我认为这样是最合适的解决方法了,而当我结束了教学工作成为“养老金领取者”时,我不禁为自己的职业感到羞愧:那么简单的是非题,甚至无关我的荣辱,却会让学生无限期地等待,我何必吞吞吐吐?
几年前,我在一次座谈会上说,我最怕的是会有那么一天,我的学生问我:
“
当年我们苦苦思考时,你是知道真相的,可是作为教师,你为什么没说真话?
可悲的正是,我即使想明白了也没法说。我诉说自己的纠结,虽然很多人并不认为这是什么问题。
少数人,或者说一小部分优秀教师以他们的职业操守让教师这一职业显得崇高,并不意味着大部分人可以坐享其成。
在二〇一七年这个春天,仍然能听到各种有关教师的负面新闻:
有个小学教师把学生耳朵撕裂了,还有个教师用圆珠笔在学生脸上扎了几十个洞,原因都是学生没完成作业。
学生没完成作业就使用暴力惩罚,这是“教师”的“规定动作”吗?用暴力压服学生,在学生面前展示粗野,这是对教师职业的玷污。
奇怪的是,这样的恶行往往得不到惩罚,顶多换个地方继续教书,不会吊销他的“教师资格证书”。
有个特级教师用粉笔砸上课不听的学生,他砸得很准,据说没失过手;他自吹一直砸到“评上特级教师”才收手。
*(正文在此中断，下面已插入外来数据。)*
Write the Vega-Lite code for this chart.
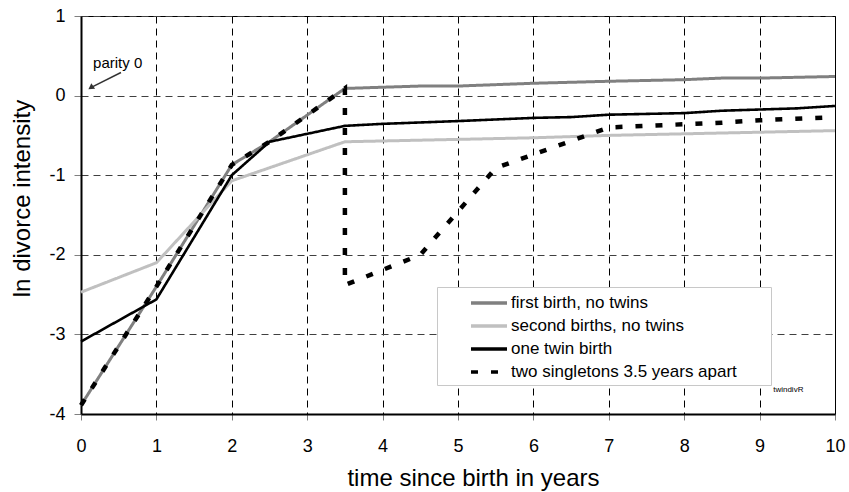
{
  "$schema": "https://vega.github.io/schema/vega-lite/v6.json",
  "width": 754,
  "height": 398,
  "autosize": {"type": "none"},
  "padding": {"left": 81, "top": 16, "right": 14, "bottom": 78},
  "background": "white",
  "config": {
    "view": {"stroke": "black", "strokeWidth": 1},
    "font": "Liberation Sans"
  },
  "datasets": {
    "lines": [
      {"series": "first birth, no twins", "i": 1, "t": 0, "v": -3.89},
      {"series": "first birth, no twins", "i": 2, "t": 1, "v": -2.4},
      {"series": "first birth, no twins", "i": 3, "t": 2, "v": -0.87},
      {"series": "first birth, no twins", "i": 4, "t": 2.5, "v": -0.58},
      {"series": "first birth, no twins", "i": 5, "t": 3.5, "v": 0.09},
      {"series": "first birth, no twins", "i": 6, "t": 4.5, "v": 0.12},
      {"series": "first birth, no twins", "i": 7, "t": 5, "v": 0.12},
      {"series": "first birth, no twins", "i": 8, "t": 6, "v": 0.155},
      {"series": "first birth, no twins", "i": 9, "t": 7, "v": 0.18},
      {"series": "first birth, no twins", "i": 10, "t": 8, "v": 0.2},
      {"series": "first birth, no twins", "i": 11, "t": 8.5, "v": 0.22},
      {"series": "first birth, no twins", "i": 12, "t": 9, "v": 0.22},
      {"series": "first birth, no twins", "i": 13, "t": 10, "v": 0.24},
      {"series": "second births, no twins", "i": 1, "t": 0, "v": -2.47},
      {"series": "second births, no twins", "i": 2, "t": 1, "v": -2.1},
      {"series": "second births, no twins", "i": 3, "t": 2, "v": -1.07},
      {"series": "second births, no twins", "i": 4, "t": 3.5, "v": -0.58},
      {"series": "second births, no twins", "i": 5, "t": 4.5, "v": -0.56},
      {"series": "second births, no twins", "i": 6, "t": 5, "v": -0.55},
      {"series": "second births, no twins", "i": 7, "t": 6, "v": -0.53},
      {"series": "second births, no twins", "i": 8, "t": 7, "v": -0.5},
      {"series": "second births, no twins", "i": 9, "t": 8, "v": -0.48},
      {"series": "second births, no twins", "i": 10, "t": 9, "v": -0.46},
      {"series": "second births, no twins", "i": 11, "t": 10, "v": -0.44},
      {"series": "one twin birth", "i": 1, "t": 0, "v": -3.09},
      {"series": "one twin birth", "i": 2, "t": 1, "v": -2.56},
      {"series": "one twin birth", "i": 3, "t": 2, "v": -1.0},
      {"series": "one twin birth", "i": 4, "t": 2.5, "v": -0.58},
      {"series": "one twin birth", "i": 5, "t": 3.5, "v": -0.38},
      {"series": "one twin birth", "i": 6, "t": 4, "v": -0.355},
      {"series": "one twin birth", "i": 7, "t": 5, "v": -0.32},
      {"series": "one twin birth", "i": 8, "t": 6, "v": -0.28},
      {"series": "one twin birth", "i": 9, "t": 6.5, "v": -0.27},
      {"series": "one twin birth", "i": 10, "t": 7, "v": -0.24},
      {"series": "one twin birth", "i": 11, "t": 8, "v": -0.22},
      {"series": "one twin birth", "i": 12, "t": 8.5, "v": -0.19},
      {"series": "one twin birth", "i": 13, "t": 9, "v": -0.175},
      {"series": "one twin birth", "i": 14, "t": 9.5, "v": -0.16},
      {"series": "one twin birth", "i": 15, "t": 10, "v": -0.13},
      {"series": "two singletons 3.5 years apart", "i": 1, "t": 0, "v": -3.89},
      {"series": "two singletons 3.5 years apart", "i": 2, "t": 1, "v": -2.4},
      {"series": "two singletons 3.5 years apart", "i": 3, "t": 2, "v": -0.87},
      {"series": "two singletons 3.5 years apart", "i": 4, "t": 2.5, "v": -0.58},
      {"series": "two singletons 3.5 years apart", "i": 5, "t": 3.5, "v": 0.09},
      {"series": "two singletons 3.5 years apart", "i": 6, "t": 3.5, "v": -2.38},
      {"series": "two singletons 3.5 years apart", "i": 7, "t": 4.5, "v": -2.0},
      {"series": "two singletons 3.5 years apart", "i": 8, "t": 5.5, "v": -0.91},
      {"series": "two singletons 3.5 years apart", "i": 9, "t": 7, "v": -0.4},
      {"series": "two singletons 3.5 years apart", "i": 10, "t": 8, "v": -0.36},
      {"series": "two singletons 3.5 years apart", "i": 11, "t": 8.5, "v": -0.34},
      {"series": "two singletons 3.5 years apart", "i": 12, "t": 9, "v": -0.31},
      {"series": "two singletons 3.5 years apart", "i": 13, "t": 10, "v": -0.27}
    ],
    "arrow": [{"t": 0.53, "v": 0.29, "t2": 0.13, "v2": 0.1}],
    "head": [{"t": 0.13, "v": 0.1}],
    "notes": [
      {"t": 0.16, "v": 0.41, "label": "parity 0", "size": "big"},
      {"t": 9.18, "v": -3.7, "label": "twindivR", "size": "small"}
    ]
  },
  "encoding": {
    "x": {
      "field": "t",
      "type": "quantitative",
      "scale": {"domain": [0, 10], "nice": false, "zero": false},
      "axis": {
        "values": [0, 1, 2, 3, 4, 5, 6, 7, 8, 9, 10],
        "grid": true,
        "gridDash": [7, 5],
        "gridColor": "#000000",
        "gridWidth": 1,
        "gridOpacity": 1,
        "domainColor": "#000000",
        "domainWidth": 2,
        "tickColor": "#808080",
        "tickSize": 6,
        "tickWidth": 1,
        "labelFontSize": 18,
        "labelColor": "#000000",
        "labelPadding": 17,
        "labelFlush": false,
        "title": "time since birth in years",
        "titleFontSize": 24,
        "titleFontWeight": "normal",
        "titleColor": "#000000",
        "titleX": 392,
        "titleY": 71,
        "titleBaseline": "alphabetic",
        "titleAlign": "center"
      }
    },
    "y": {
      "field": "v",
      "type": "quantitative",
      "scale": {"domain": [-4, 1], "nice": false, "zero": false},
      "axis": {
        "values": [-4, -3, -2, -1, 0, 1],
        "labelExpr": "datum.value < 0 ? '-' + abs(datum.value) : '' + datum.value",
        "grid": true,
        "gridDash": [7, 5],
        "gridColor": "#404040",
        "gridWidth": 1,
        "gridOpacity": 1,
        "domainColor": "#000000",
        "domainWidth": 2,
        "tickColor": "#808080",
        "tickSize": 7,
        "tickWidth": 1,
        "labelFontSize": 18,
        "labelColor": "#000000",
        "labelPadding": 9,
        "labelFlush": false,
        "title": "ln divorce intensity",
        "titleFontSize": 24,
        "titleFontWeight": "normal",
        "titleColor": "#000000",
        "titleX": -59,
        "titleY": 182,
        "titleAngle": 270,
        "titleBaseline": "middle",
        "titleAlign": "center"
      }
    }
  },
  "layer": [
    {
      "data": {"name": "lines"},
      "transform": [{"filter": "datum.series === 'first birth, no twins'"}],
      "mark": {"type": "line", "strokeCap": "butt", "strokeJoin": "miter", "strokeWidth": 3},
      "encoding": {
        "order": {"field": "i", "type": "quantitative"},
        "color": {
          "field": "series",
          "type": "nominal",
          "scale": {
            "domain": ["first birth, no twins", "second births, no twins", "one twin birth", "two singletons 3.5 years apart"],
            "range": ["#808080", "#c0c0c0", "#000000", "#000000"]
          },
          "legend": {
            "title": null,
            "orient": "none",
            "legendX": 356,
            "legendY": 271,
            "padding": 5,
            "fillColor": "white",
            "strokeColor": "#c8c8c8",
            "labelFontSize": 17,
            "labelFont": "Liberation Sans",
            "labelColor": "#000000",
            "labelLimit": 500,
            "symbolType": "M2,0H6M34,0",
            "symbolSize": 324,
            "symbolStrokeWidth": 3.5,
            "labelOffset": 47,
            "rowPadding": 4
          }
        },
        "strokeDash": {
          "field": "series",
          "type": "nominal",
          "scale": {
            "domain": ["first birth, no twins", "second births, no twins", "one twin birth", "two singletons 3.5 years apart"],
            "range": [[1, 0], [1, 0], [1, 0], [7, 13]]
          }
        }
      }
    },
    {
      "data": {"name": "lines"},
      "transform": [{"filter": "datum.series === 'second births, no twins'"}],
      "mark": {"type": "line", "strokeCap": "butt", "strokeJoin": "miter", "strokeWidth": 3},
      "encoding": {
        "order": {"field": "i", "type": "quantitative"},
        "color": {"field": "series", "type": "nominal"},
        "strokeDash": {"field": "series", "type": "nominal"}
      }
    },
    {
      "data": {"name": "lines"},
      "transform": [{"filter": "datum.series === 'one twin birth'"}],
      "mark": {"type": "line", "strokeCap": "butt", "strokeJoin": "miter", "strokeWidth": 2.6},
      "encoding": {
        "order": {"field": "i", "type": "quantitative"},
        "color": {"field": "series", "type": "nominal"},
        "strokeDash": {"field": "series", "type": "nominal"}
      }
    },
    {
      "data": {"name": "lines"},
      "transform": [{"filter": "datum.series === 'two singletons 3.5 years apart'"}],
      "mark": {"type": "line", "strokeCap": "butt", "strokeJoin": "miter", "strokeWidth": 4.5},
      "encoding": {
        "order": {"field": "i", "type": "quantitative"},
        "color": {"field": "series", "type": "nominal"},
        "strokeDash": {"field": "series", "type": "nominal"}
      }
    },
    {
      "data": {"name": "arrow"},
      "mark": {"type": "rule", "color": "#333333", "strokeWidth": 1.5},
      "encoding": {
        "x2": {"field": "t2"},
        "y2": {"field": "v2"}
      }
    },
    {
      "data": {"name": "head"},
      "mark": {"type": "point", "shape": "triangle-up", "filled": true, "color": "#333333", "size": 45, "angle": 236, "opacity": 1}
    },
    {
      "data": {"name": "notes"},
      "transform": [{"filter": "datum.size === 'big'"}],
      "mark": {"type": "text", "align": "left", "baseline": "middle", "fontSize": 15, "color": "#000000"},
      "encoding": {"text": {"field": "label"}}
    },
    {
      "data": {"name": "notes"},
      "transform": [{"filter": "datum.size === 'small'"}],
      "mark": {"type": "text", "align": "left", "baseline": "middle", "fontSize": 8, "color": "#000000"},
      "encoding": {"text": {"field": "label"}}
    }
  ]
}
我不记得这个教师的任何“业绩”,只记得他说过“一下子准准地砸在他的左耳上”,震慑全班。
他的形象,和那个粉笔头的另类作用永远记录在学生脑海中,这就是他给予学生的“教育”。
他有什么权利说自己是“教师”呢?
即使他拿出一大堆荣誉证书,我也无法把他和街头二流子区分开来——那些二流子无聊之间,也能用小石子准准地砸中一只小麻雀。